#### [Prompt]
Return only the lines from the top of the data down to the one that holds "from matplotlib import font_manager", both included, without any pictures.

----- Data -----

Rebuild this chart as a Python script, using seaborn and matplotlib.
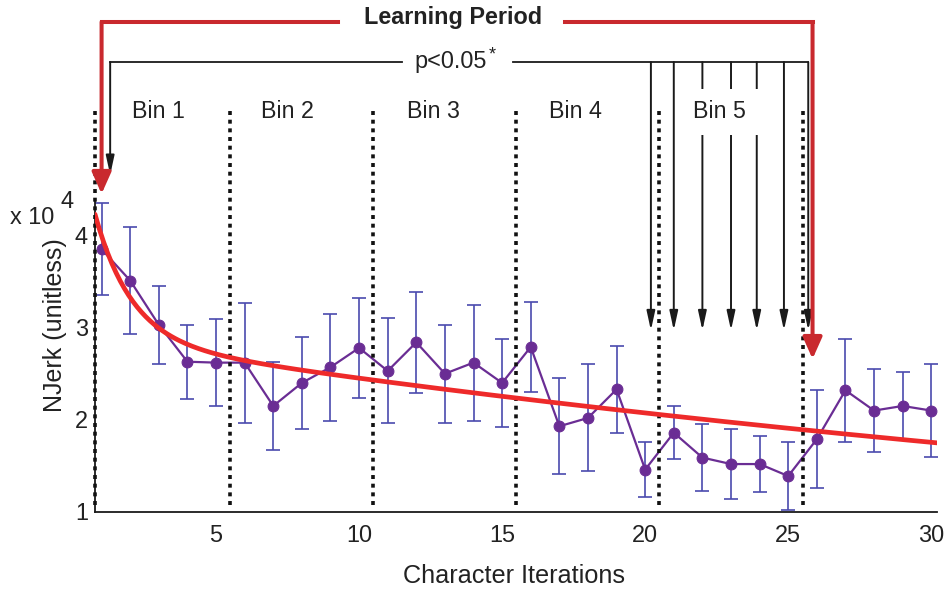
import numpy as np
import pandas as pd
import matplotlib
matplotlib.use("Agg")
import matplotlib.pyplot as plt
import seaborn as sns
from matplotlib import font_manager

# ---------------------------------------------------------------- data
iterations = list(range(1, 31))
# mean normalised jerk per character iteration (units of 10^4)
njerk_mean = [3.85, 3.51, 3.03, 2.63, 2.62, 2.62, 2.15, 2.40, 2.57, 2.78,
              2.53, 2.84, 2.50, 2.62, 2.40, 2.79, 1.93, 2.02, 2.33, 1.46,
              1.86, 1.59, 1.52, 1.52, 1.39, 1.79, 2.32, 2.10, 2.15, 2.10]
# standard error of the mean (units of 10^4)
njerk_err = [0.50, 0.58, 0.42, 0.40, 0.47, 0.65, 0.48, 0.50, 0.58, 0.54,
             0.57, 0.55, 0.53, 0.63, 0.48, 0.49, 0.52, 0.58, 0.47, 0.30,
             0.29, 0.36, 0.38, 0.30, 0.37, 0.53, 0.56, 0.45, 0.37, 0.50]

# learning curve fit: a*exp(-b*x) + c*exp(-d*x)
fit_a, fit_b, fit_c, fit_d = 2.50, 0.78, 2.895, 0.01667

bin_edges = [5.5, 10.5, 15.5, 20.5, 25.5]
bin_labels = ["Bin 1", "Bin 2", "Bin 3", "Bin 4", "Bin 5"]
bin_label_x = [3.0, 7.5, 12.6, 17.55, 22.6]

# iterations significantly different from the first one
sig_arrow_x = [20.2, 21.0, 22.0, 23.0, 23.9, 24.85, 25.7]
first_arrow_x = 1.3
learning_start, learning_end = 1.0, 25.85

xticks = [5, 10, 15, 20, 25, 30]
yticks = [1, 2, 3, 4]
xlim = (0.77, 30.2)
ylim = (1.0, 6.553)

# ---------------------------------------------------------------- style
sns.set_style("white")
names = {f.name for f in font_manager.fontManager.ttflist}
narrow = next((n for n in ["Liberation Sans Narrow", "Arial Narrow"] if n in names), None)
if narrow:
    body_font, fs = narrow, 1.0
else:
    body_font, fs = "Liberation Sans", 0.92
plt.rcParams["font.family"] = [body_font, "DejaVu Sans"]

PURPLE = "#6a2d94"
ERR = "#4a4aae"
FIT_RED = "#ee2a2a"
BRACKET_RED = "#c9292e"
TXT = "#222222"

fig = plt.figure(figsize=(9.45, 5.92), dpi=100)
ax = fig.add_axes([95 / 945, 80 / 592, 842 / 945, 512 / 592])

df = pd.DataFrame({"iteration": iterations, "njerk": njerk_mean, "sem": njerk_err})

# error bars
ax.errorbar(df["iteration"], df["njerk"], yerr=df["sem"], fmt="none",
            ecolor=ERR, elinewidth=1.2, capsize=5, capthick=1.2, zorder=2)
# mean trajectory
sns.lineplot(data=df, x="iteration", y="njerk", ax=ax, color=PURPLE,
             marker="o", markersize=7.8, markeredgecolor=PURPLE, linewidth=1.6,
             zorder=3, legend=False)

# bin boundaries
for xb in [xlim[0]] + bin_edges:
    ax.plot([xb, xb], [1.08, 5.38], color="#111111", lw=2.6,
            linestyle=(0, (1.1, 1.3)), zorder=4, clip_on=False)

# fitted learning curve
fit_df = pd.DataFrame({"x": np.linspace(xlim[0], xlim[1], 400)})
fit_df["y"] = fit_a * np.exp(-fit_b * fit_df["x"]) + fit_c * np.exp(-fit_d * fit_df["x"])
sns.lineplot(data=fit_df, x="x", y="y", ax=ax, color=FIT_RED, linewidth=3.4,
             zorder=5, legend=False)

# bin labels
for xl, lab in zip(bin_label_x, bin_labels):
    ax.text(xl, 5.34, lab, ha="center", va="center", fontsize=18.2 * fs,
            color=TXT, zorder=8,
            bbox=dict(boxstyle="square,pad=0.5", fc="white", ec="none"))

# significance bracket
y_sig = 5.88
black_head = "-|>,head_length=1.15,head_width=0.25"
ax.plot([first_arrow_x, 11.5], [y_sig, y_sig], color="#1a1a1a", lw=1.3,
        solid_capstyle="projecting", zorder=6)
ax.plot([15.38, sig_arrow_x[-1]], [y_sig, y_sig], color="#1a1a1a", lw=1.3,
        solid_capstyle="projecting", zorder=6)
ax.annotate("", xy=(first_arrow_x, 4.655), xytext=(first_arrow_x, y_sig),
            arrowprops=dict(arrowstyle=black_head, color="#1a1a1a", lw=1.4,
                            shrinkA=0, shrinkB=0, mutation_scale=10), zorder=6)
for xa in sig_arrow_x:
    ax.annotate("", xy=(xa, 2.97), xytext=(xa, y_sig),
                arrowprops=dict(arrowstyle=black_head, color="#1a1a1a", lw=1.4,
                                shrinkA=0, shrinkB=0, mutation_scale=10), zorder=6)
p_txt = ax.text(13.2, y_sig, "p<0.05", ha="center", va="center",
                fontsize=18.4 * fs, color=TXT, zorder=8)
ax.annotate("*", xy=(1.0, 0.8), xycoords=p_txt, xytext=(1, 0),
            textcoords="offset points", ha="left", va="center",
            fontsize=14 * fs, color=TXT, zorder=8)

# learning period bracket
y_lp = 6.315
red_head = "-|>,head_length=0.65,head_width=0.29"
ax.plot([learning_start, 9.28], [y_lp, y_lp], color=BRACKET_RED, lw=2.9,
        solid_capstyle="projecting", zorder=7)
ax.plot([17.2, learning_end], [y_lp, y_lp], color=BRACKET_RED, lw=2.9,
        solid_capstyle="projecting", zorder=7)
ax.annotate("", xy=(learning_start, 4.45), xytext=(learning_start, y_lp),
            arrowprops=dict(arrowstyle=red_head, color=BRACKET_RED, lw=2.9,
                            shrinkA=0, shrinkB=0, mutation_scale=20), zorder=7)
ax.annotate("", xy=(learning_end, 2.66), xytext=(learning_end, y_lp),
            arrowprops=dict(arrowstyle=red_head, color=BRACKET_RED, lw=2.9,
                            shrinkA=0, shrinkB=0, mutation_scale=20), zorder=7)
ax.text(13.28, 6.36, "Learning Period", ha="center", va="center",
        fontsize=16.8, fontweight="bold", family=["Liberation Sans", "DejaVu Sans"],
        color=TXT, zorder=8)

# axes
ax.set_xlim(*xlim)
ax.set_ylim(*ylim)
ax.set_xticks(xticks)
ax.set_yticks(yticks)
ax.set_xticklabels([str(t) for t in xticks])
ax.set_yticklabels([str(t) for t in yticks])
for side in ["top", "right"]:
    ax.spines[side].set_visible(False)
ax.spines["left"].set_bounds(1.0, 4.4)
for side in ["left", "bottom"]:
    ax.spines[side].set_color("#1a1a1a")
    ax.spines[side].set_linewidth(1.3)
ax.tick_params(axis="x", direction="in", length=7, width=0.9, color="#555555",
               pad=9, labelsize=18.4 * fs, labelcolor=TXT)
ax.tick_params(axis="y", direction="in", length=5, width=0.9, color="#555555",
               pad=5, labelsize=18.4 * fs, labelcolor=TXT)
ax.set_xlabel("")
ax.set_ylabel("")
ax.patch.set_alpha(0)

fig.text(514 / 945, 1 - 583 / 592, "Character Iterations", ha="center",
         va="baseline", fontsize=19.8 * fs, color=TXT)
fig.text(55 / 945, 1 - 325 / 592, "NJerk (unitless)", rotation=90, ha="center",
         va="center", fontsize=18.0, family=["Liberation Sans", "DejaVu Sans"],
         color=TXT)
fig.text(32 / 945, 1 - 218 / 592, "x 10", ha="center", va="center",
         fontsize=18.4 * fs, color=TXT)
fig.text(67 / 945, 1 - 202 / 592, "4", ha="center", va="center",
         fontsize=18.4 * fs, color=TXT)

fig.savefig("out.png", dpi=100, facecolor="white")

-----

#### [Response to this task]
Rebuild this chart as a Python script, using seaborn and matplotlib.
import numpy as np
import pandas as pd
import matplotlib
matplotlib.use("Agg")
import matplotlib.pyplot as plt
import seaborn as sns
from matplotlib import font_manager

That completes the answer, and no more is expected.